Sunday, August 23, 2009

Did You Bring Your Gloves? by Gail Purath

The army has changed a lot in the last 35 years, but in 1973 when my husband went to Officer Candidate School (OCS) it was “old army” all the way.

OCS candidates were asked to do the impossible. For example, they had to maintain a perfect living area in the barracks, and there was a rule for absolutely everything. A man could actually be punished if one of the pencils in his desk was too short or if a button wasn’t buttoned on a uniform hanging in the closet! Because inspections came without warning (often in the middle of the night), candidates learned to maintain one set of personal items for “display” and another for use.

Believing that large doses of stress revealed a man’s emotional stamina, the instructors diligently harassed the candidates. Constant mealtime interruptions prevented the men from finishing their meals so they lived in a perpetual state of hunger. (It wasn’t unusual for one of us wives to get a late night “secret” order for 80 Big Macs to be left in a specified trash can outside the barracks!)

The physical training (often consisting of long runs in Army boots) forced a percentage of the class to retake the course due to injuries. Michael (23 years old at the time) persevered despite painful shin splints.

Because it was impossible to complete assignments in the time allowed, the men secretly studied and did chores after the official lights-out. They rarely got more than three or four hours of sleep, and sometimes slept fully dressed on top of their beds in order to be ready for reveille.*

While our husbands were going through this training, we wives were also learning how to become “good officers’ wives.” We had to learn about military protocol and social life: the rank system, the names and meanings of military functions, the difference between a tea and a coffee, when to wear gloves and a hat, what not to wear when we went grocery shopping, how to plan and give specific unit events, and how to treat our “superiors.”

The Colonel’s wife who led our group taught us a number of rules, one of which I will never forget.

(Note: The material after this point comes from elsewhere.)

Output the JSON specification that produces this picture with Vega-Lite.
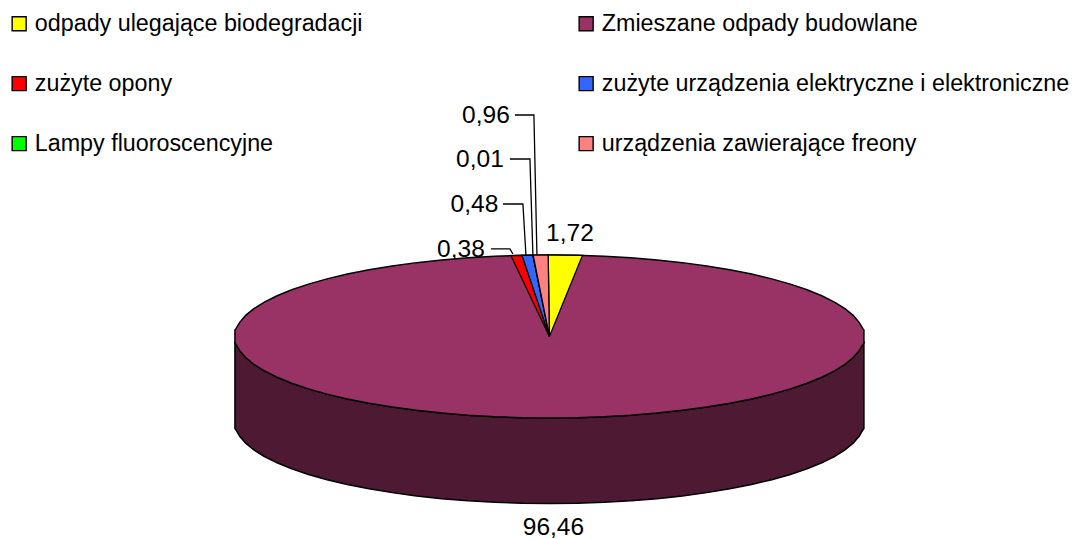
{"$schema":"https://vega.github.io/schema/vega-lite/v6.json","width":1074,"height":539,"padding":0,"autosize":{"type":"none"},"background":"white","config":{"view":{"stroke":null},"font":"Liberation Sans"},
"datasets":{
"rim":[
{"name":"Zmieszane odpady budowlane","u":-1,"up":0.08,"low":-0.08,"base":-1.13},
{"name":"Zmieszane odpady budowlane","u":-0.9962,"up":0.1,"low":-0.1,"base":-1.15},
{"name":"Zmieszane odpady budowlane","u":-0.9848,"up":0.1736,"low":-0.1736,"base":-1.2236},
{"name":"Zmieszane odpady budowlane","u":-0.9659,"up":0.2588,"low":-0.2588,"base":-1.3088},
{"name":"Zmieszane odpady budowlane","u":-0.9397,"up":0.342,"low":-0.342,"base":-1.392},
{"name":"Zmieszane odpady budowlane","u":-0.9063,"up":0.4226,"low":-0.4226,"base":-1.4726},
{"name":"Zmieszane odpady budowlane","u":-0.866,"up":0.5,"low":-0.5,"base":-1.55},
{"name":"Zmieszane odpady budowlane","u":-0.8192,"up":0.5736,"low":-0.5736,"base":-1.6236},
{"name":"Zmieszane odpady budowlane","u":-0.766,"up":0.6428,"low":-0.6428,"base":-1.6928},
{"name":"Zmieszane odpady budowlane","u":-0.7071,"up":0.7071,"low":-0.7071,"base":-1.7571},
{"name":"Zmieszane odpady budowlane","u":-0.6428,"up":0.766,"low":-0.766,"base":-1.816},
{"name":"Zmieszane odpady budowlane","u":-0.5736,"up":0.8192,"low":-0.8192,"base":-1.8692},
{"name":"Zmieszane odpady budowlane","u":-0.5,"up":0.866,"low":-0.866,"base":-1.916},
{"name":"Zmieszane odpady budowlane","u":-0.4226,"up":0.9063,"low":-0.9063,"base":-1.9563},
{"name":"Zmieszane odpady budowlane","u":-0.342,"up":0.9397,"low":-0.9397,"base":-1.9897},
{"name":"Zmieszane odpady budowlane","u":-0.2588,"up":0.9659,"low":-0.9659,"base":-2.0159},
{"name":"Zmieszane odpady budowlane","u":-0.1736,"up":0.9848,"low":-0.9848,"base":-2.0348},
{"name":"Zmieszane odpady budowlane","u":-0.0872,"up":0.9962,"low":-0.9962,"base":-2.0462},
{"name":"Zmieszane odpady budowlane","u":0,"up":1,"low":-1,"base":-2.05},
{"name":"Zmieszane odpady budowlane","u":0.0872,"up":0.9962,"low":-0.9962,"base":-2.0462},
{"name":"Zmieszane odpady budowlane","u":0.1736,"up":0.9848,"low":-0.9848,"base":-2.0348},
{"name":"Zmieszane odpady budowlane","u":0.2588,"up":0.9659,"low":-0.9659,"base":-2.0159},
{"name":"Zmieszane odpady budowlane","u":0.342,"up":0.9397,"low":-0.9397,"base":-1.9897},
{"name":"Zmieszane odpady budowlane","u":0.4226,"up":0.9063,"low":-0.9063,"base":-1.9563},
{"name":"Zmieszane odpady budowlane","u":0.5,"up":0.866,"low":-0.866,"base":-1.916},
{"name":"Zmieszane odpady budowlane","u":0.5736,"up":0.8192,"low":-0.8192,"base":-1.8692},
{"name":"Zmieszane odpady budowlane","u":0.6428,"up":0.766,"low":-0.766,"base":-1.816},
{"name":"Zmieszane odpady budowlane","u":0.7071,"up":0.7071,"low":-0.7071,"base":-1.7571},
{"name":"Zmieszane odpady budowlane","u":0.766,"up":0.6428,"low":-0.6428,"base":-1.6928},
{"name":"Zmieszane odpady budowlane","u":0.8192,"up":0.5736,"low":-0.5736,"base":-1.6236},
{"name":"Zmieszane odpady budowlane","u":0.866,"up":0.5,"low":-0.5,"base":-1.55},
{"name":"Zmieszane odpady budowlane","u":0.9063,"up":0.4226,"low":-0.4226,"base":-1.4726},
{"name":"Zmieszane odpady budowlane","u":0.9397,"up":0.342,"low":-0.342,"base":-1.392},
{"name":"Zmieszane odpady budowlane","u":0.9659,"up":0.2588,"low":-0.2588,"base":-1.3088},
{"name":"Zmieszane odpady budowlane","u":0.9848,"up":0.1736,"low":-0.1736,"base":-1.2236},
{"name":"Zmieszane odpady budowlane","u":0.9962,"up":0.1,"low":-0.1,"base":-1.15},
{"name":"Zmieszane odpady budowlane","u":1,"up":0.08,"low":-0.08,"base":-1.13}
],
"wedges":[
{"name":"odpady ulegające biodegradacji","u":-0.004,"up":1,"low":1},
{"name":"odpady ulegające biodegradacji","u":0,"up":1,"low":0},
{"name":"odpady ulegające biodegradacji","u":0.105,"up":0.9945,"low":0.9945},
{"name":"zużyte opony","u":-0.1224,"up":0.9925,"low":0.9925},
{"name":"zużyte opony","u":-0.0874,"up":0.9962,"low":0.7087},
{"name":"zużyte opony","u":0,"up":0,"low":0},
{"name":"zużyte urządzenia elektryczne i elektroniczne","u":-0.0874,"up":0.9962,"low":0.9962},
{"name":"zużyte urządzenia elektryczne i elektroniczne","u":-0.0525,"up":0.9986,"low":0.5984},
{"name":"zużyte urządzenia elektryczne i elektroniczne","u":0,"up":0,"low":0},
{"name":"Lampy fluoroscencyjne","u":-0.0525,"up":0.9986,"low":0.9986},
{"name":"Lampy fluoroscencyjne","u":-0.0518,"up":0.9987,"low":0.9853},
{"name":"Lampy fluoroscencyjne","u":0,"up":0,"low":0},
{"name":"urządzenia zawierające freony","u":-0.0518,"up":0.9987,"low":0.9987},
{"name":"urządzenia zawierające freony","u":-0.004,"up":1,"low":0.0771},
{"name":"urządzenia zawierające freony","u":0,"up":0,"low":0}
],
"leaders":[
{"name":"urządzenia zawierające freony","seq":1,"u":-0.1097,"v":2.718},
{"name":"urządzenia zawierające freony","seq":2,"u":-0.0493,"v":2.718},
{"name":"urządzenia zawierające freony","seq":3,"u":-0.0397,"v":1},
{"name":"Lampy fluoroscencyjne","seq":1,"u":-0.1256,"v":2.178},
{"name":"Lampy fluoroscencyjne","seq":2,"u":-0.062,"v":2.178},
{"name":"Lampy fluoroscencyjne","seq":3,"u":-0.0525,"v":1},
{"name":"zużyte urządzenia elektryczne i elektroniczne","seq":1,"u":-0.1479,"v":1.626},
{"name":"zużyte urządzenia elektryczne i elektroniczne","seq":2,"u":-0.0843,"v":1.626},
{"name":"zużyte urządzenia elektryczne i elektroniczne","seq":3,"u":-0.0747,"v":1},
{"name":"zużyte opony","seq":1,"u":-0.186,"v":1.074},
{"name":"zużyte opony","seq":2,"u":-0.1256,"v":1.074},
{"name":"zużyte opony","seq":3,"u":-0.1161,"v":1.012}
],
"labels":[
{"name":"odpady ulegające biodegradacji","value":1.72,"label":"1,72","u":0.0652,"v":1.27},
{"name":"Zmieszane odpady budowlane","value":96.46,"label":"96,46","u":0.0127,"v":-2.337},
{"name":"zużyte opony","value":0.38,"label":"0,38","u":-0.2814,"v":1.074},
{"name":"zużyte urządzenia elektryczne i elektroniczne","value":0.48,"label":"0,48","u":-0.2385,"v":1.626},
{"name":"Lampy fluoroscencyjne","value":0.01,"label":"0,01","u":-0.221,"v":2.178},
{"name":"urządzenia zawierające freony","value":0.96,"label":"0,96","u":-0.2019,"v":2.718}
]},
"encoding":{
"x":{"field":"u","type":"quantitative","axis":null,"scale":{"domain":[-1.747,1.668],"nice":false,"zero":false}}
},
"layer":[
{"data":{"name":"rim"},"mark":{"type":"area","color":"#4D1933","stroke":"black","strokeWidth":1.5,"line":false},
"encoding":{"y":{"field":"low","type":"quantitative","stack":null,"axis":null,"scale":{"domain":[-2.485,4.129],"nice":false,"zero":false}},"y2":{"field":"base"}}},
{"data":{"name":"rim"},"mark":{"type":"area","stroke":"black","strokeWidth":1.5},
"encoding":{"y":{"field":"up","type":"quantitative","stack":null,"axis":null},"y2":{"field":"low"},
"color":{"field":"name","type":"nominal","scale":{"domain":["odpady ulegające biodegradacji","Zmieszane odpady budowlane","zużyte opony","zużyte urządzenia elektryczne i elektroniczne","Lampy fluoroscencyjne","urządzenia zawierające freony"],"range":["#FFFF00","#993366","#FF0000","#3366FF","#00FF00","#FF8080"]},
"legend":{"title":null,"orient":"none","direction":"horizontal","legendX":7.5,"legendY":12,"columns":2,"columnPadding":211,"rowPadding":36,"symbolType":"square","symbolSize":196,"symbolStrokeColor":"black","symbolStrokeWidth":1.4,"symbolOpacity":1,"labelFont":"Liberation Sans","labelFontSize":23.3,"labelColor":"black","labelLimit":600,"labelOffset":4,"gridAlign":"each"}}}},
{"data":{"name":"wedges"},"mark":{"type":"area","stroke":"black","strokeWidth":1.3},
"encoding":{"y":{"field":"up","type":"quantitative","stack":null,"axis":null},"y2":{"field":"low"},"color":{"field":"name","type":"nominal"}}},
{"data":{"name":"leaders"},"mark":{"type":"line","color":"black","strokeWidth":1.3},
"encoding":{"y":{"field":"v","type":"quantitative","axis":null},"detail":{"field":"name"},"order":{"field":"seq","type":"ordinal"}}},
{"data":{"name":"labels"},"mark":{"type":"text","fontSize":24.5,"font":"Liberation Sans","color":"black","align":"center","baseline":"middle","dy":1},
"encoding":{"y":{"field":"v","type":"quantitative","axis":null},"text":{"field":"label","type":"nominal"}}}
],
"resolve":{"scale":{"color":"shared","y":"shared"}}}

She emphasized that at any formal event, we must wear gloves in case the commanding officer’s wife wore gloves. To shake her gloved hand with an ungloved hand would be extremely rude, and any good officer’s wife would have a pair of gloves in her evening bag to be prepared. But she assured us that for the upcoming formal event she would not be wearing gloves.

When we showed up for that formal dinner and dance a few weeks later, all of us who had put a pair of gloves in our purse breathed a sigh of relief. There stood the Colonel’s wife at the head of the receiving line extending her gloved hand. I believe she took great delight in her little trick.

Although OCS accomplished some of what it set out to do—weed out men who were unable to meet the stresses and demands of combat leadership (more than half of the class dropped out before completion), it did it with arbitrary and meaningless rules, rules that focused on outward display and required dishonesty.

When I became a Christian a couple of years later, I couldn’t help but compare the OCS method of training to God’s methods. God’s rules are never arbitrary and meaningless. Instead, His commands reflect His character and prevent us from harm. Never is God interested in our outward “displays”—He is interested in our hearts.

Unlike the Colonel's wife, God never says one thing but does another. He never tricks us nor does He delight in our failures. From the very beginning in the Garden of Eden, God has been open and honest with mankind. He gave Adam and Eve only one rule and He clearly explained the consequences of breaking it. And He took no delight in their defeat. In fact, He picked them up on the field of that defeat and offered them the hope of redemption—a redemption that cost Him His Son.

Whatever God asks of us is not only possible, but He gives us the Holy Spirit to help us accomplish it. His training leads us into deepening honesty, never into deception. And the most amazing thing about God’s training is that His purpose is not to weed out the weak—His purpose is to strengthen them!

*reveille is a sunrise wake-up bugle call

2 comments:

Judy said...

WOW---this is excellent, Gail. Poignant and right to the point----might we call it "pointed and poignant." ? Thanks for sharing this. I will probably use this in some manner or other at school or Bible Study.

Judy said...

WOW---this is excellent, Gail. Poignant and right to the point----might we call it "pointed and poignant." ? Thanks for sharing this. I will probably use this in some manner or other at school or Bible Study.